Now add the particularity of my books, these books here, and we introduce even greater temporal and affective complexity. I have associations with that particular edition of Husserl's "Ideas" that are embodied — my body, that book, these places, these situations. And while Husserl's ideas may not be fundamentally tethered to these bodies, I nonetheless do have an embodied relationship to those ideas. That is to say, my reckoning of Husserl as a 28 year old in San Francisco is a memory that simultaneously intersects and diverges from my embodied experience of this particular book's thingness. While a book's ideas may be immortal, my experience of those ideas enjoy a particular duration, entwined and embodied by me.

So when I remember Husserl's book here and there and who I was dating and what I was drinking, I also have memories of my understanding of Husserl's ideas. And this memory mixes with those other memories but also mingles in another register, constantly interacting with my embodied experience of other ideas throughout my life. I may remember thinking Husserl was saying such and such — how I came to believe that, how that understanding of that idea mingled with all the other ideas I had from other books — even as my understanding of Husserl changes. 

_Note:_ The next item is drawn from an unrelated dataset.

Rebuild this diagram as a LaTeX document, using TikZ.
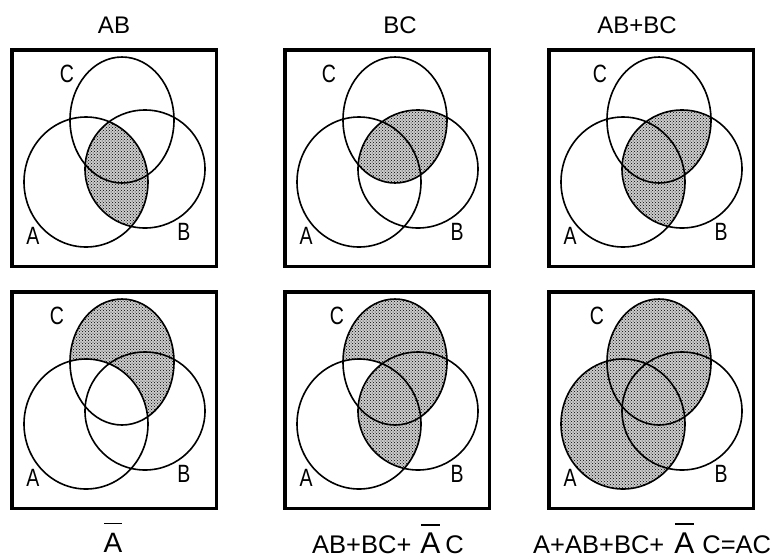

Now, if I were writing an academic essay, that memory of an understanding of Husserl may be more or less irrelevant. But standing in front of my bookshelf, those memories are all fluttering about. There are all these memories, these durations of things and versions of myself coming to all these different ideas, all happening at the same time at different speeds. As I stood there, I suddenly understood — which is to say, I experienced — the juncture of memory and intelligence, memory as sense making and sense making as memory, a chiasm among diverse eddies and spirals.

What an utterly odd, uncanny, and exhilarating experience it is to sit before these bookshelves, this stirring flood of flesh and feeling, of ideas and notions, the speeds and intensities of time as turns of phrase and interpretive techniques and ways of going flow through these versions of me in different registers and rhythms at once — all while the books themselves perform pirouettes of sense in my periphery. The effect is peculiar, beautiful, unsettling in the best way. Standing there, I am an active node within a vast network of networks, this precise juncture of memory and intellect, of recollection and sense making to which I am privy and not, where I am as much thinker as thought. To stand before my books is to stand with my very becoming as it vibrates with the becoming of the world — and it is sumptuous, vertiginous, delirious.